All depends on whether you got yesterday off too.
And that’s one of the tough things about the Fourth of July. It bounces around, landing on a different day every year, carving up the week in such a way that which days we all get off of work vary. So, as The Internet™, we have to rank the options. I’ll take this one.
7. Sunday
I need to start by saying that these rankings consider the possibility of people not getting any day off work if the Fourth falls on a Saturday or Sunday. This wasn’t how my employer handled it (back in the days when I was employed), but I’m sure it happens somewhere, and if it’s happening to one of us, we must all punish the circumstance in our rankings.
6. Saturday
If the Fourth has to fall such that one of our people doesn’t get a day off, though, it should fall on a Saturday. This way, we all can recover on Sunday instead of having to go right into what can become the longest work week of the year.
5. Tuesday
The Fourth on a Tuesday is kind of awkward and unwieldy. A lot of employers make their employees take Monday off if they want the four-day weekend, and the three-day week following the holiday is long enough for there to be expectations of everyone getting things done.
4. Monday
The Fourth on a Monday does get everyone a three-day weekend, but again, it results in a productive work week starting with a hangover.

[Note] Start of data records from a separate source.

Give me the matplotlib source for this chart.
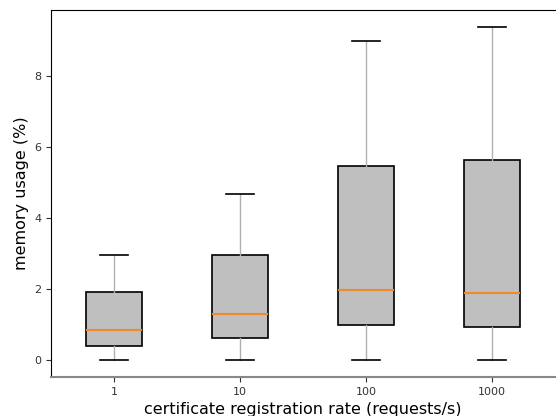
import matplotlib
matplotlib.use("Agg")
import matplotlib.pyplot as plt

categories = ["1", "10", "100", "1000"]
whislo = [0.0, 0.0, 0.0, 0.0]
q1 = [0.40, 0.63, 0.99, 0.94]
med = [0.85, 1.30, 1.99, 1.90]
q3 = [1.92, 2.98, 5.48, 5.63]
whishi = [2.98, 4.69, 9.0, 9.38]

stats = [dict(label=c, whislo=a, q1=b, med=m, q3=d, whishi=e, fliers=[])
         for c, a, b, m, d, e in zip(categories, whislo, q1, med, q3, whishi)]

fig = plt.figure(figsize=(5.56, 4.16), dpi=100)
ax = fig.add_axes([51/556, 1-377/416, (555-51)/556, (377-10)/416])
ax.bxp(stats, widths=0.45, showfliers=False, patch_artist=True,
       boxprops=dict(facecolor="#bfbfbf", edgecolor="black", linewidth=1.2),
       whiskerprops=dict(color="#b0b0b0", linewidth=1.0),
       capprops=dict(color="black", linewidth=1.2),
       medianprops=dict(color="#f0892a", linewidth=1.5))
ax.set_xlim(0.5, 4.5)
ax.set_ylim(-0.47, 9.87)
ax.set_yticks([0, 2, 4, 6, 8])
ax.tick_params(labelsize=8, colors="#333333")
ax.spines["right"].set_visible(False)
ax.spines["bottom"].set_color("#888888")
ax.spines["bottom"].set_linewidth(1.5)
ax.set_xlabel("certificate registration rate (requests/s)", fontsize=11.5, labelpad=4)
ax.set_ylabel("memory usage (%)", fontsize=11.5)
fig.savefig("out.png", dpi=100)
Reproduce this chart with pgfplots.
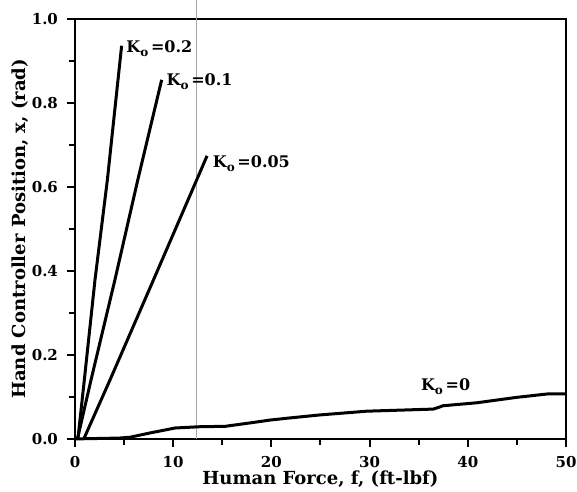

With Memorial Day and Labor Day, we love this, but those are also holidays that are easier to celebrate in good conscience on the day before. With the Fourth, we feel a responsibility to celebrate it on the Fourth. And we already get a few of these days a year, making it feel less special.
3. Wednesday
I know this might be a hot take. A lot of people don’t like the Fourth of July on a Wednesday. But plopping it in the middle of the week has the highest upside, because in effect, it results in a lot of people basically getting the whole week off. No one expects anyone to get things done in a two-day work week, and two two-day work weeks are a battle our overseers aren’t prepared to fight.
2. Thursday
Yes, this year’s is a great setup. In the best-case scenario, you get a four-day weekend with the best day of it batting leadoff. In the worst-case scenario, you have to work on Friday while hungover, but no one expects you to get anything done on even a normal Friday, let alone the Friday of a one-day work week. Yes, we’ve been living it good this year.
1. Friday
But the simplest, and best, day upon which the Fourth of July can fall is Friday. We won’t get to enjoy this until 2025, when as a society we’ve managed to elect the Chick-fil-A Chicken Sandwich to be our President, but when we do celebrate it, we’ll all get a great day off work.
And that—missing work conveniently—is, of course, what the Fourth of July is all about.